Hijab, the headscarf worn by Muslim women, is contributing to "passive terrorism", according to a US military white paper. The claim has been made in one of the chapters of the white paper called A Strategic Plan to Defeat Radical Islam.
The author of the chapter, Dr Tawfik Hamid, a self-proclaimed former Islamic extremist and senior fellow at the Potomac Institute for Policy Studies in Washington DC, has said that the hijab reflects a refusal to stand up to terrorism. Hamid also said that "sexual deprivation" among men is leading them to join terrorist groups.
"I believe young Muslims are motivated to join radical groups because of sexual deprivation," Hamid writes. "Addressing the factors causing deprivation in this life can interrupt the radicalisation process and reduce the number of suicide attacks by jihadists."
"When I talk about the hijab, I don't mean individuals," Hamid told Quartz. "An individual wearing the hijab can be the best person ever," he added. When asked how he can differentiate between a peaceful and a hijab-wearing woman, Hamid said: "Cigarette smoking contributes to the development of lung cancer, but not every single cigarette smoker will develop lung cancer. The contribution to something in medicine does not mean it's the only factor."
Arun Kundnani, a lecturer on terrorism studies at New York University, dismissed this theory.
"This characterisation of the hijab demonises millions of women whose reasons for covering have nothing to do with the advocacy of political violence," he said.
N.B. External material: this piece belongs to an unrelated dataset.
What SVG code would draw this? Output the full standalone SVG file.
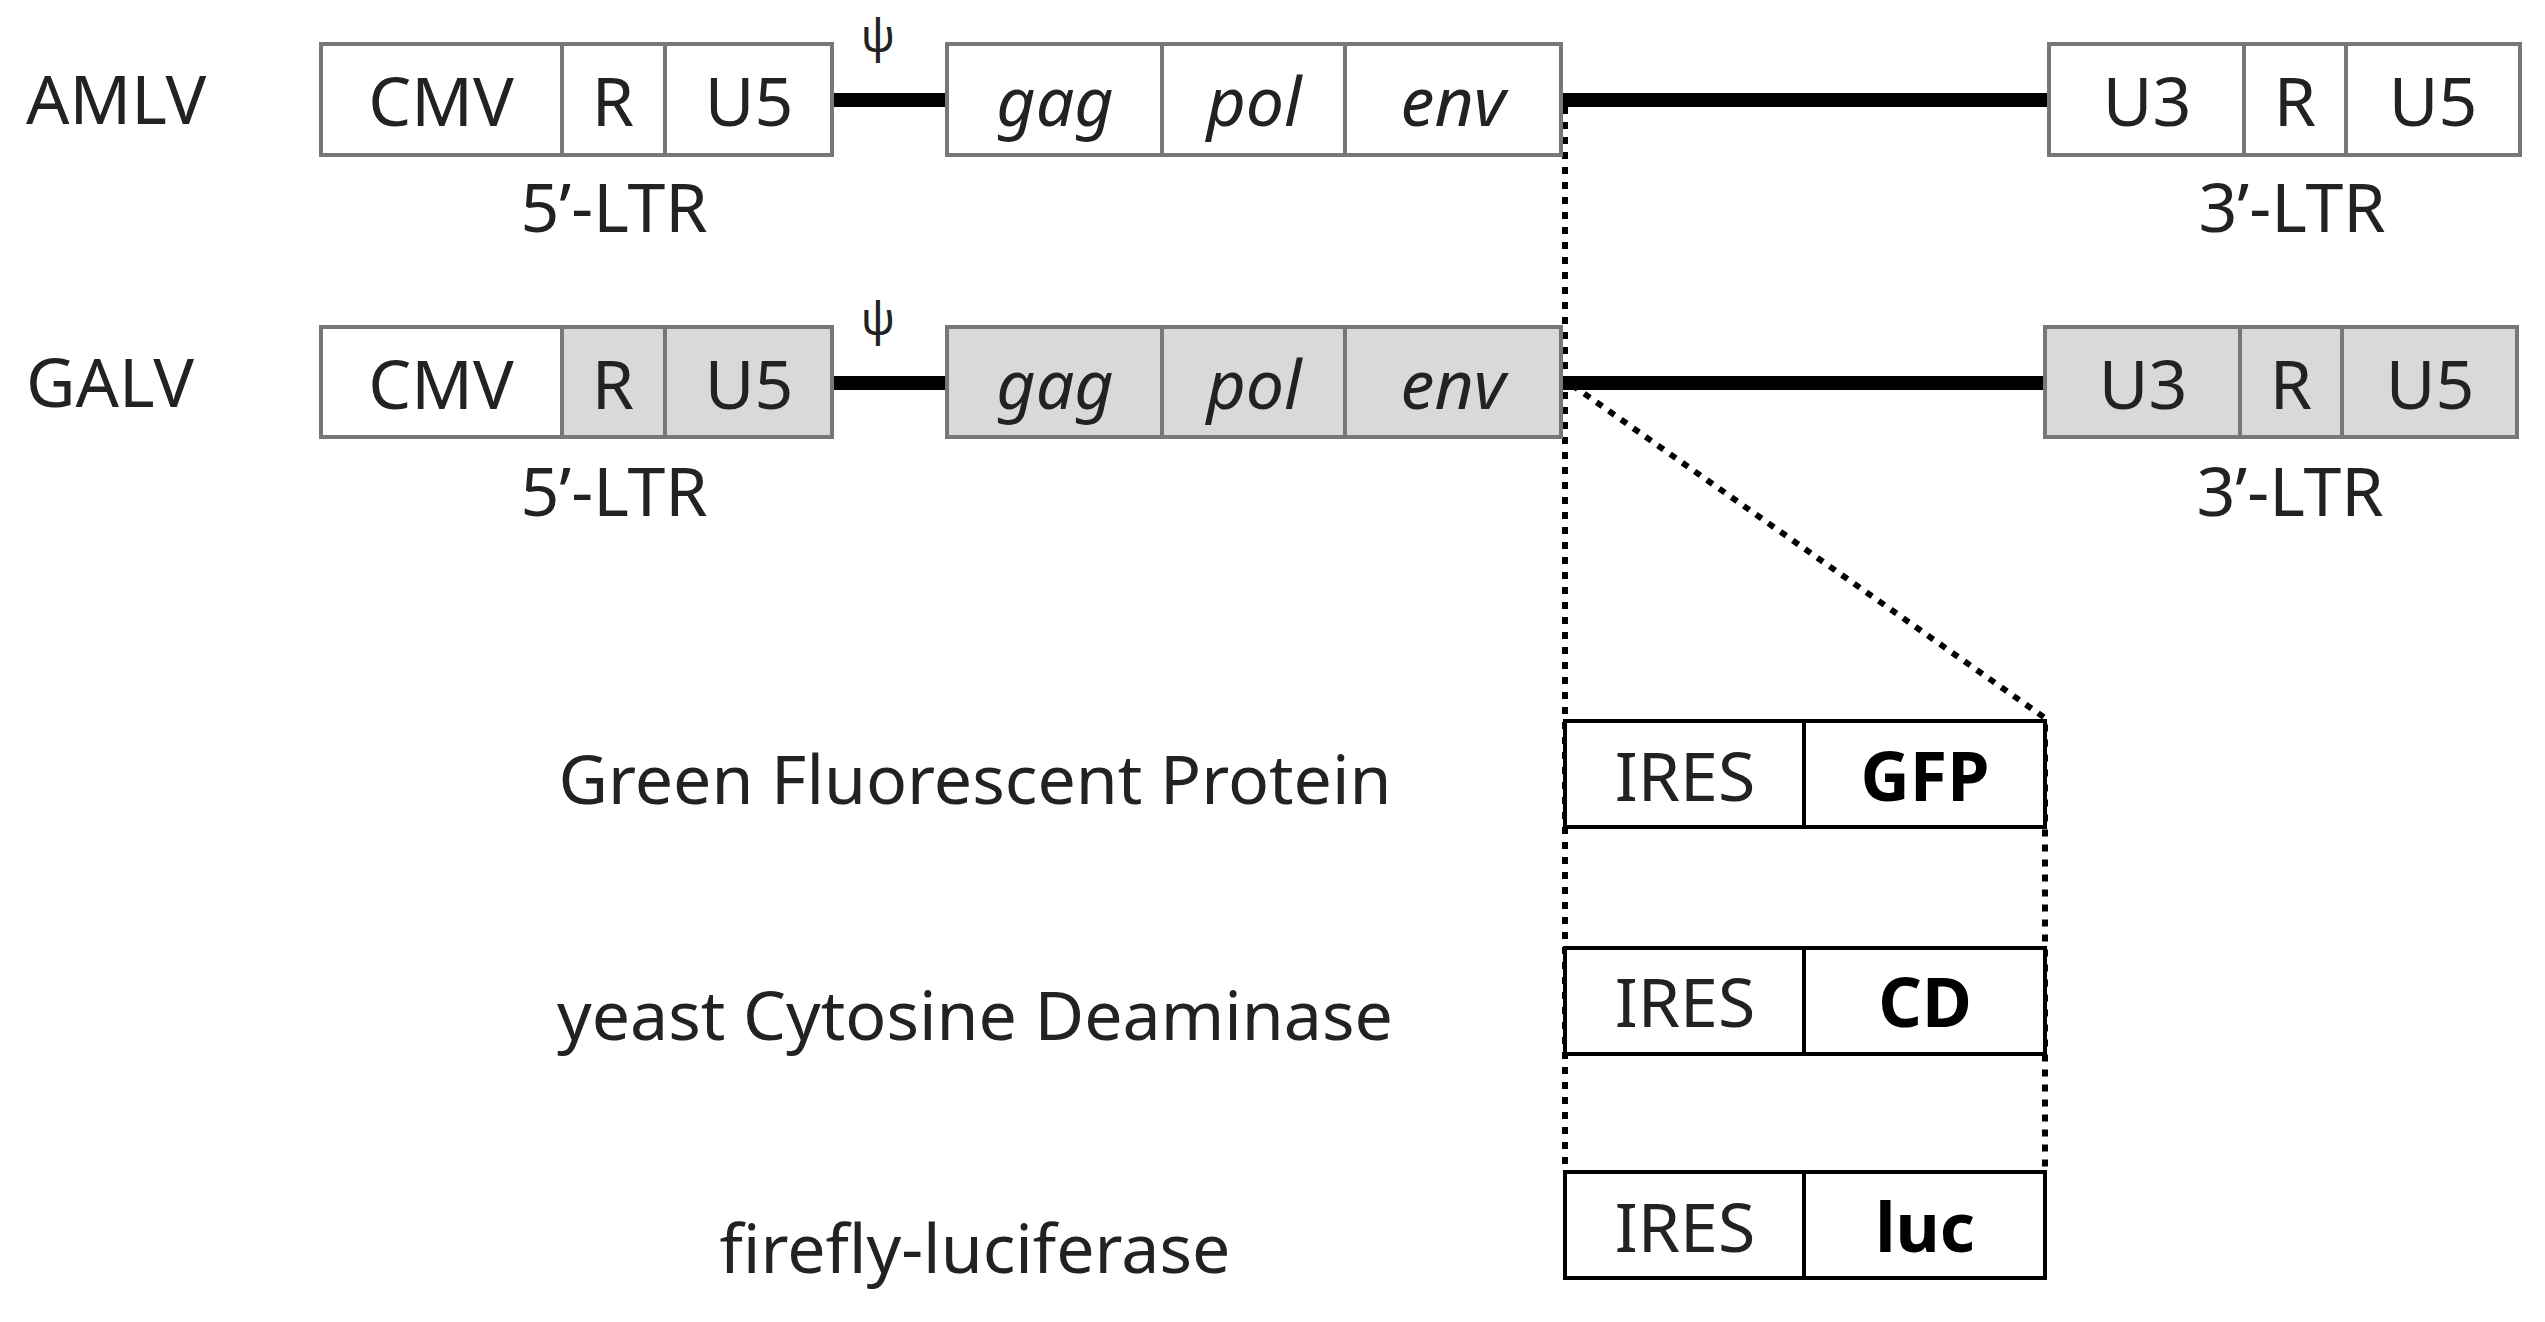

"The document as a whole includes some scholars who are serious researchers. However, it appears the purpose of this chapter by Hamid is not a genuine investigation of the roots of violence, but rather an attempt to supply national security agencies with bogus surveillance rubrics," he added.
The white paper titled Countering Violent Extremism: Scientific Methods & Strategies issued by the Air Force Research Laboratory, was first published in 2011 and was reissued in July 2015. The white paper is made up of articles from numerous academics and researchers in the field of counterterrorism. According to The Intercept, the original version of the white paper was cited by the Federal Bureau of Investigation (FBI) in the framing of its own anti-extremism strategy in 2014.